> Record excerpts
=-=-=

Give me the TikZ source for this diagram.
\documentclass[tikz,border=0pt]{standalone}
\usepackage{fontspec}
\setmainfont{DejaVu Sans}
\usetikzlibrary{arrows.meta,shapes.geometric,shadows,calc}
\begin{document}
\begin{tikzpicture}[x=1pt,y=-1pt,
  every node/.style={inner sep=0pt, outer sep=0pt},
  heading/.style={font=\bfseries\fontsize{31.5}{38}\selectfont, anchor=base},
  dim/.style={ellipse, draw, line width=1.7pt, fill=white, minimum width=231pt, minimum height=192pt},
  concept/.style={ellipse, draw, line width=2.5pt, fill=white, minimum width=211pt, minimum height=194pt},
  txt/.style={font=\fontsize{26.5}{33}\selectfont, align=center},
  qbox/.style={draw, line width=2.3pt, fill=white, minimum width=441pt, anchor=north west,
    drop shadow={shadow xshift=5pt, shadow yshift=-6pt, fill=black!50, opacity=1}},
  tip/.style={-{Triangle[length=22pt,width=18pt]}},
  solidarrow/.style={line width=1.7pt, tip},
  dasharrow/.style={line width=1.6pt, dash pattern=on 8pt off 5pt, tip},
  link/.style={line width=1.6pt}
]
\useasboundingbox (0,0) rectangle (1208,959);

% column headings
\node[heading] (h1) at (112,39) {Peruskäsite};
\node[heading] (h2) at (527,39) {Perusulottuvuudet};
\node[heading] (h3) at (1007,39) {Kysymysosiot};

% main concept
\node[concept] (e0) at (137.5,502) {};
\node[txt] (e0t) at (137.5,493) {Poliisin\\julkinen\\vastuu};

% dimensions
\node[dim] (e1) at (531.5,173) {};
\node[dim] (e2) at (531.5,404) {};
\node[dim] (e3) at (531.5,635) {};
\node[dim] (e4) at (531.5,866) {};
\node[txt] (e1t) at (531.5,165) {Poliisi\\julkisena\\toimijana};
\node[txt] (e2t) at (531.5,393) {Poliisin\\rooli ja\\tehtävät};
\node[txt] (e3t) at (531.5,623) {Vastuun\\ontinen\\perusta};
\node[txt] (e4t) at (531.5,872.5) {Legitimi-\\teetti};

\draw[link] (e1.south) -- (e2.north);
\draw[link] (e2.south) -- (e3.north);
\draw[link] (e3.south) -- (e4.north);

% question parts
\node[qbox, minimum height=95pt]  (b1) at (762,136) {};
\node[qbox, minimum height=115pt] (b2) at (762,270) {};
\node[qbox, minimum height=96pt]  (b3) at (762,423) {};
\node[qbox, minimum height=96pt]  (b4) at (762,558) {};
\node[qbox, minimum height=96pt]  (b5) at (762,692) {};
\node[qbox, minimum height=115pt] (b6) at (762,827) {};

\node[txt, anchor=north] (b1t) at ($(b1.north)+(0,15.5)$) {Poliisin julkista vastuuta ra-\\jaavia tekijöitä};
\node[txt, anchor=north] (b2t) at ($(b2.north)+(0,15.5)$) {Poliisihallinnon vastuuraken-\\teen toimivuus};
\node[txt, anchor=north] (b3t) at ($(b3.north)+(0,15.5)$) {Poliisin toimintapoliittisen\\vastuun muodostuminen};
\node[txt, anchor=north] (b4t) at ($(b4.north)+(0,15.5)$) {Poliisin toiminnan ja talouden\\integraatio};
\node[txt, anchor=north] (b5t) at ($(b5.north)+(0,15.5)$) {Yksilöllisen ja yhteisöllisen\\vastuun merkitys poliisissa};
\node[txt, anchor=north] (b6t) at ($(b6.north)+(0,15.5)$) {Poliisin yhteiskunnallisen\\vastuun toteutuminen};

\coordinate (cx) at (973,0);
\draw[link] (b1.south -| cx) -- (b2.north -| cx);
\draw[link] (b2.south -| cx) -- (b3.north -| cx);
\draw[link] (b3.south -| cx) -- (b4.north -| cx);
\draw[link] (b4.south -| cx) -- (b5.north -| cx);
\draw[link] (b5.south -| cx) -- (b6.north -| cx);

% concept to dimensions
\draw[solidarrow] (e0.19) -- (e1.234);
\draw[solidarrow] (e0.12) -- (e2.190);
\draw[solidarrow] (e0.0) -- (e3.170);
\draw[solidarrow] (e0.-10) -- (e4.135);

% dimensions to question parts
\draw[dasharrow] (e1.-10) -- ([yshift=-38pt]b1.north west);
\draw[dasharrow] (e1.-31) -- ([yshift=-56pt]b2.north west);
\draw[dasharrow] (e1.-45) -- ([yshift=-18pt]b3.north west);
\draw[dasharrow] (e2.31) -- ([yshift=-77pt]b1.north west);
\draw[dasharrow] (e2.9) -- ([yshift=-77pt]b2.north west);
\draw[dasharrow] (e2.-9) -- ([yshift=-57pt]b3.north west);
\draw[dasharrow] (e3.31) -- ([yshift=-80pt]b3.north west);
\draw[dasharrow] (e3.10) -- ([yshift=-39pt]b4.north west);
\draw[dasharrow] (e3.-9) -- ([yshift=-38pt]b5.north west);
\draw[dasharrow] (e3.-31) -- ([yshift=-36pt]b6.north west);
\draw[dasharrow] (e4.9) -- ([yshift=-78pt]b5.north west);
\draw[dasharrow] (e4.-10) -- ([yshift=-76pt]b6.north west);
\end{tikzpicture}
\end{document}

=-=-=

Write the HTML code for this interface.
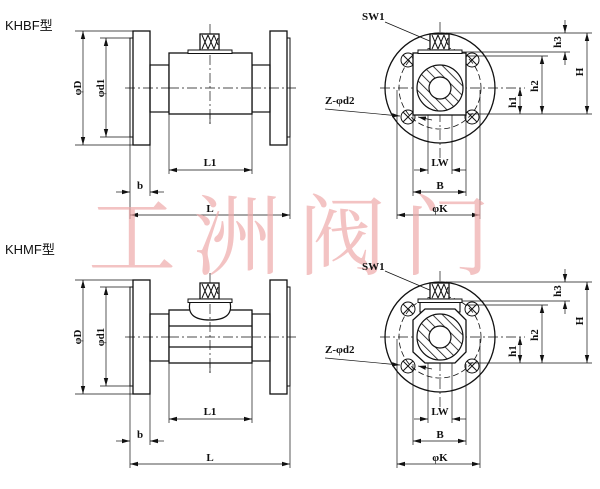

=-=-=

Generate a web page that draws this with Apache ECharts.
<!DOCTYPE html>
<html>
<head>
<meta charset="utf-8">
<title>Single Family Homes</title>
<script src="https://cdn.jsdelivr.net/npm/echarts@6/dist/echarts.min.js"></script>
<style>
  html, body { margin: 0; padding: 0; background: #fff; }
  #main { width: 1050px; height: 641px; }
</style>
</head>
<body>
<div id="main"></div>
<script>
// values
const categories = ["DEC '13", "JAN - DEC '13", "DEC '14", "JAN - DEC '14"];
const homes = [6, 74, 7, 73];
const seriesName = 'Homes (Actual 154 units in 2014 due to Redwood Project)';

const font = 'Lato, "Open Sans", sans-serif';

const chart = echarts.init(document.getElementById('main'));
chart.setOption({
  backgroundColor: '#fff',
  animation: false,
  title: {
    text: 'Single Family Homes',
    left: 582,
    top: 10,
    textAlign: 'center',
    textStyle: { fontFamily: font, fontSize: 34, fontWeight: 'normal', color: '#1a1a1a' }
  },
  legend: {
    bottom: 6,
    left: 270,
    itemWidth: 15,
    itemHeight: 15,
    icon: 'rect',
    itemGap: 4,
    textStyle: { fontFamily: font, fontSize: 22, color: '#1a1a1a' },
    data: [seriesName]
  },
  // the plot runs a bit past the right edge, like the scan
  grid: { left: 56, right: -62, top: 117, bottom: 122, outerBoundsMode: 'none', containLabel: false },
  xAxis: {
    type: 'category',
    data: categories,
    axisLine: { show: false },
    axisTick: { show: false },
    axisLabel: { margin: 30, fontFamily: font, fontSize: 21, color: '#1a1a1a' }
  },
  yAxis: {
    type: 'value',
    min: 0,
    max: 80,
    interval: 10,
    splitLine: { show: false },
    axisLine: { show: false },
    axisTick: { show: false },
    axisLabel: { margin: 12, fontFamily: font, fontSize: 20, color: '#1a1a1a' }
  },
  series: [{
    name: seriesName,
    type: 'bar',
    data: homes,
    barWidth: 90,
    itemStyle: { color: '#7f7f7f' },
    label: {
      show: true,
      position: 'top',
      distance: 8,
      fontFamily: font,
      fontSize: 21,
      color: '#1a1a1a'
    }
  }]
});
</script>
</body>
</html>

=-=-=

> What to work on
Look for the word "this" in every line of the listing and copy the lines that have it.

> Full output
Give me the TikZ source for this diagram.
Write the HTML code for this interface.
Generate a web page that draws this with Apache ECharts.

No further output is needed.